Arianna Huffington Denies Article That Claims Al Franken Groped Her

"He was no more ‘groping’ me than I was ‘strangling’ him in the photo I just tweeted," the media mogul says.
Twitter/Arianna Huffington

Arianna Huffington is defending Sen. Al Franken (D-Minn.) against a New York Post story claiming that a photo from 2000 shows the comedian turned politician groping her breast and buttocks.

Huffington denied Tuesday that Franken, who has been accused of sexual harassment by two women, was inappropriate with her during the 2000 magazine photo shoot, tweeting another photo from the session of her pretending to choke Franken.

The Post’s Page Six section published photos from the session on Monday, along with a story from an unnamed source who said Franken was touching Huffington inappropriately that day.

The photos published exclusively by the Post show Huffington and Franken hugging on a bed, with Franken’s hand near Huffington’s shoulder and breast. Another photo shows the two back-to-back, with Franken’s hand reaching toward Huffington’s buttocks.

Huffington told the Post that the purposefully suggestive poses were a nod to a comedy sketch, titled “Strange Bedfellows,” that the two had performed together for comedian Bill Maher’s show “Politically Incorrect” in 1996.

“Just got more photos from the same ‘scandalous’ photo shoot. Here instead of Al Franken ‘groping’ me, I’m ‘strangling’ him,” Huffington, the founder and former editor-in-chief of the Huffington Post, said in a tweet.

“I hope the statute of limitations has expired,” she added mockingly, along with the hashtag #lockmeup.

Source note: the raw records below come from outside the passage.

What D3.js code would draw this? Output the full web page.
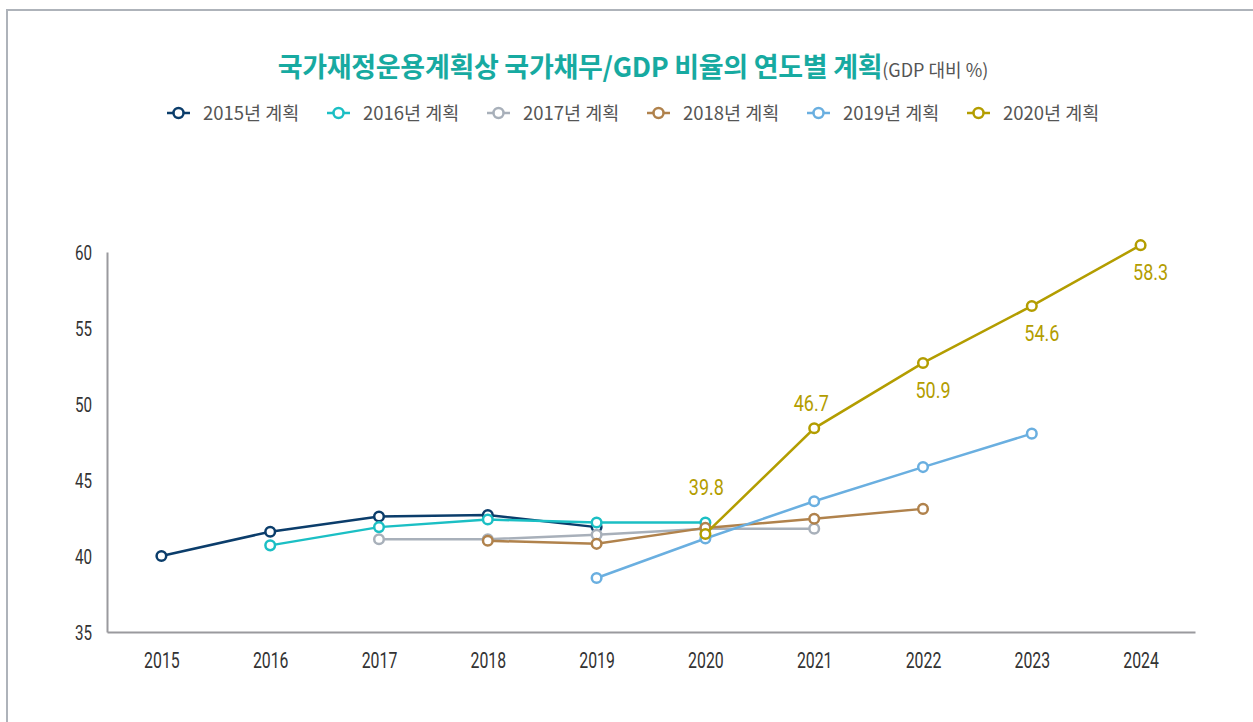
<!DOCTYPE html>
<html>
<head>
<meta charset="utf-8">
<script src="https://cdn.jsdelivr.net/npm/d3@7"></script>
<style>
  body { margin: 0; background: #fff; }
  svg { display: block; }
  .tick line { display: none; }
</style>
</head>
<body>
<div id="chart"></div>
<script>
// years on the x axis
var years = ["2015", "2016", "2017", "2018", "2019", "2020", "2021", "2022", "2023", "2024"];
var yTicks = [35, 40, 45, 50, 55, 60];

// series names (legend) and plotted values
var seriesNames = ["2015년 계획", "2016년 계획", "2017년 계획", "2018년 계획", "2019년 계획", "2020년 계획"];
var plan2015 = [["2015", 40.0], ["2016", 41.6], ["2017", 42.6], ["2018", 42.7], ["2019", 41.9]];
var plan2016 = [["2016", 40.7], ["2017", 41.9], ["2018", 42.4], ["2019", 42.2], ["2020", 42.2]];
var plan2017 = [["2017", 41.1], ["2018", 41.1], ["2019", 41.4], ["2020", 41.8], ["2021", 41.8]];
var plan2018 = [["2018", 41.0], ["2019", 40.8], ["2020", 41.85], ["2021", 42.45], ["2022", 43.1]];
var plan2019 = [["2019", 38.55], ["2020", 41.15], ["2021", 43.6], ["2022", 45.85], ["2023", 48.05]];
var plan2020 = [["2020", 41.45], ["2021", 48.4], ["2022", 52.7], ["2023", 56.45], ["2024", 60.45]];
// value labels printed on the 2020 plan
var plan2020Labels = ["39.8", "46.7", "50.9", "54.6", "58.3"];

var colors = ["#0b3d6b", "#1bbfc4", "#a8b0ba", "#b0824c", "#6aafe0", "#b39d00"];

function main() {
   drawChart();
}

function drawChart() {
   var W = 1253, H = 722;
   var margin = {top: 252, left: 107, right: 58, bottom: 90};
   var width = W - margin.left - margin.right,
       height = H - margin.top - margin.bottom;

   var svg = d3.select("#chart").append("svg")
      .attr("width", W)
      .attr("height", H);

   // card frame
   svg.append("rect")
      .attr("x", 7).attr("y", 10)
      .attr("width", 1300).attr("height", 900)
      .attr("fill", "none")
      .attr("stroke", "#aeb3ba")
      .attr("stroke-width", 2);

   // title
   var title = svg.append("text")
      .attr("x", 633).attr("y", 77)
      .attr("text-anchor", "middle")
      .style("font-family", "'Noto Sans CJK KR', sans-serif");
   title.append("tspan")
      .text("국가재정운용계획상 국가채무/GDP 비율의 연도별 계획")
      .attr("fill", "#17aaa1")
      .style("font-size", "27px")
      .style("font-weight", "bold")
      .style("letter-spacing", "-0.3px");
   title.append("tspan")
      .text("(GDP 대비 %)")
      .attr("fill", "#555")
      .style("font-size", "18px");

   //legend
   var legend = svg.append("g").attr("transform", "translate(167,113)");
   seriesNames.forEach(function(name, i) {
      var g = legend.append("g").attr("transform", "translate(" + (i * 160) + ",0)");
      g.append("line")
         .attr("x1", 0).attr("x2", 23)
         .attr("stroke", colors[i]).attr("stroke-width", 2.5);
      g.append("circle")
         .attr("cx", 11.5).attr("r", 5)
         .attr("fill", "#fff")
         .attr("stroke", colors[i]).attr("stroke-width", 2.5);
      g.append("text")
         .attr("x", 36).attr("y", 6.5)
         .text(name)
         .attr("fill", "#555")
         .style("font-family", "'Noto Sans CJK KR', sans-serif")
         .style("font-size", "18.5px");
   });

   var plot = svg.append("g")
      .attr("transform", "translate(" + margin.left + "," + margin.top + ")");

   var x = d3.scalePoint()
      .domain(years)
      .range([0, width])
      .padding(0.5);

   var y = d3.scaleLinear()
      .domain([35, 60])
      .range([height, 0]);

   var xAxis = d3.axisBottom(x).tickSize(0).tickPadding(0);
   var yAxis = d3.axisLeft(y).tickValues(yTicks).tickSize(0).tickPadding(0);

   //add the x axis
   var gx = plot.append("g")
      .attr("transform", "translate(0," + height + ")")
      .call(xAxis);
   gx.select(".domain").attr("stroke", "#9a9a9e").attr("stroke-width", 2);
   gx.selectAll("text")
      .attr("y", 0)
      .attr("dy", 0)
      .attr("transform", "translate(0,36) scale(0.72,1)")
      .attr("fill", "#333")
      .style("font-family", "Roboto, sans-serif")
      .style("font-size", "22px");

   //add the y axis
   var gy = plot.append("g").call(yAxis);
   gy.select(".domain").attr("stroke", "#9a9a9e").attr("stroke-width", 2);
   gy.selectAll("text")
      .attr("x", 0)
      .attr("dy", 0)
      .attr("transform", "translate(-15,7) scale(0.76,1)")
      .attr("fill", "#333")
      .style("font-family", "Roboto, sans-serif")
      .style("font-size", "20px");

   var line = d3.line()
      .x(function(d) { return x(d[0]); })
      .y(function(d) { return y(d[1]); });

   var allSeries = [plan2015, plan2016, plan2017, plan2018, plan2019, plan2020];

   allSeries.forEach(function(data, i) {
      plot.append("path")
         .datum(data)
         .attr("d", line)
         .attr("fill", "none")
         .attr("stroke", colors[i])
         .attr("stroke-width", 2.5);
      plot.selectAll(".dot" + i)
         .data(data)
         .enter().append("circle")
            .attr("class", "dot" + i)
            .attr("cx", function(d) { return x(d[0]); })
            .attr("cy", function(d) { return y(d[1]); })
            .attr("r", 4.8)
            .attr("fill", "#fff")
            .attr("stroke", colors[i])
            .attr("stroke-width", 2.5);
   });

   //value labels: first two above the point, rest below
   plot.selectAll(".valLabel")
      .data(plan2020)
      .enter().append("text")
         .attr("class", "valLabel")
         .attr("transform", function(d, j) {
            var dx = j == 0 ? 1 : (j == 1 ? -3 : 10);
            var dy = j == 0 ? -39 : (j == 1 ? -17 : 35);
            return "translate(" + (x(d[0]) + dx) + "," + (y(d[1]) + dy) + ") scale(0.8,1)";
         })
         .attr("text-anchor", "middle")
         .text(function(d, j) { return plan2020Labels[j]; })
         .attr("fill", colors[5])
         .style("font-family", "Roboto, sans-serif")
         .style("font-size", "22.5px");
}

main();
</script>
</body>
</html>
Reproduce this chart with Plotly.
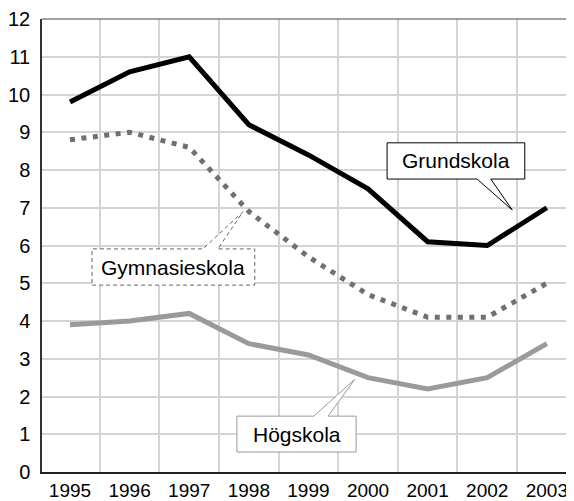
import plotly.graph_objects as go

years = ["1995", "1996", "1997", "1998", "1999", "2000", "2001", "2002", "2003"]
grundskola = [9.8, 10.6, 11.0, 9.2, 8.4, 7.5, 6.1, 6.0, 7.0]
gymnasieskola = [8.8, 9.0, 8.6, 6.9, 5.7, 4.7, 4.1, 4.1, 5.0]
hogskola = [3.9, 4.0, 4.2, 3.4, 3.1, 2.5, 2.2, 2.5, 3.4]
y_ticks = list(range(0, 13))

xs = list(range(len(years)))
FONT = "Liberation Sans, Arial, Helvetica, sans-serif"

fig = go.Figure()
fig.add_trace(go.Scatter(x=xs, y=hogskola, mode="lines", name="Högskola",
                         line=dict(color="#9a9a9a", width=5)))
fig.add_trace(go.Scatter(x=xs, y=gymnasieskola, mode="lines", name="Gymnasieskola",
                         line=dict(color="#707070", width=5, dash="5px,6.5px")))
fig.add_trace(go.Scatter(x=xs, y=grundskola, mode="lines", name="Grundskola",
                         line=dict(color="#000000", width=5)))


def callout(x0, x1, yb, yt, b1, b2, tip, side, color, dash):
    tx, ty = tip
    if side == "bottom":
        path = (f"M {x0},{yt} L {x1},{yt} L {x1},{yb} L {b2},{yb} L {tx},{ty} "
                f"L {b1},{yb} L {x0},{yb} Z")
    else:
        path = (f"M {x0},{yb} L {x1},{yb} L {x1},{yt} L {b2},{yt} L {tx},{ty} "
                f"L {b1},{yt} L {x0},{yt} Z")
    fig.add_shape(type="path", path=path, xref="x", yref="y", layer="between",
                  fillcolor="white", line=dict(color=color, width=1, dash=dash))


callout(5.32, 7.63, 7.76, 8.72, 6.83, 7.06, (7.42, 6.94), "bottom", "#000000", "solid")
callout(0.37, 3.10, 4.95, 5.91, 2.23, 2.48, (2.90, 6.89), "top", "#666666", "4px,3px")
callout(2.80, 4.80, 0.53, 1.48, 4.09, 4.33, (4.78, 2.46), "top", "#999999", "solid")

for txt, cx, cy in [("Grundskola", 6.475, 8.24), ("Gymnasieskola", 1.735, 5.43),
                    ("Högskola", 3.80, 1.005)]:
    fig.add_annotation(x=cx, y=cy, xref="x", yref="y", text=txt, showarrow=False,
                       font=dict(family=FONT, size=21, color="black"))

# top frame line
fig.add_shape(type="line", xref="paper", yref="paper", x0=0, x1=1, y0=1, y1=1,
              line=dict(color="#444444", width=1))

# page body has an 8px margin, so the figure is shrunk by 8px to fit the window
fig.update_layout(
    width=566, height=493,
    margin=dict(l=34, r=0, t=11, b=29, autoexpand=False),
    paper_bgcolor="white", plot_bgcolor="white",
    showlegend=False,
    font=dict(family=FONT, size=20, color="black"),
)
fig.update_xaxes(
    automargin=False,
    range=[-0.47, 8.456],
    tickmode="array", tickvals=xs, ticktext=years,
    showgrid=False, zeroline=False,
    showline=True, linecolor="#222222", linewidth=2,
    ticks="", ticklabelstandoff=0,
    minor=dict(tickmode="array", tickvals=[i + 0.5 for i in xs], showgrid=True,
               gridcolor="#d4d4d4", gridwidth=1.5, ticks=""),
    tickfont=dict(size=19),
)
fig.update_yaxes(
    automargin=False,
    range=[0, 12],
    tickmode="array", tickvals=y_ticks, ticktext=[str(v) for v in y_ticks],
    showgrid=True, gridcolor="#d4d4d4", gridwidth=1.5, zeroline=False,
    showline=True, linecolor="#333333", linewidth=1.5,
    ticks="", ticklabelstandoff=6,
    tickfont=dict(size=20),
)

fig.write_html("out.html")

Huffington and Maher have already criticized the New York Post for using the satirical photos to make another sexual harassment claim against Franken.

Huffington said earlier Tuesday that she should be the one to say whether or not she was victimized.

“I think I’m a better judge of how I felt in that satirical photo shoot with Al Franken than the recollections of an anonymous bystander,” she tweeted.

“I thought the point of this moment was to believe women’s accounts of their own experiences.”

The media mogul also retweeted a statement from Maher calling the Post’s story “so ridic” and “an insult to any real victims.”

Franken, a former comedian who had worked on “Saturday Night Live” in the mid-1970s to the early ’90s, is already under fire over sexual harassment claims made against him by radio host and anchorwoman Leeann Tweeden.

Last week, Tweeden revealed in an essay that Franken forced her to kiss him while rehearsing for a skit they were performing together for a USO tour in December 2006, two years before Franken was elected to the Senate.

Tweeden also said she was asleep when Franken groped her without her consent and had their photo taken. The senator later apologized to Tweeden for the photo and said he didn’t remember rehearsing for the skit in the same way Tweeden did.

Lindsay Menz, 33, also accused Franken of grabbing her buttocks while the two took a photo together at the Minnesota State Fair in 2010, two years after Franken was elected. Menz told CNN of her interaction with the senator after seeing Tweeden’s story, she said in an interview.

Defending Franken for a third time on Tuesday, Huffington said that the New York Post’s story about the photos “trivializes sexual harassment because he was no more ‘groping’ me than I was ‘strangling’ him in the photo I just tweeted.”

In a statement to the paper, Huffington said the “whole point” of her “Strange Bedfellows” sketch with Franken “was that we were doing political commentary from bed.”

She added, “This shoot was looking back at the sketch, and we were obviously hamming it up for comedic effect.”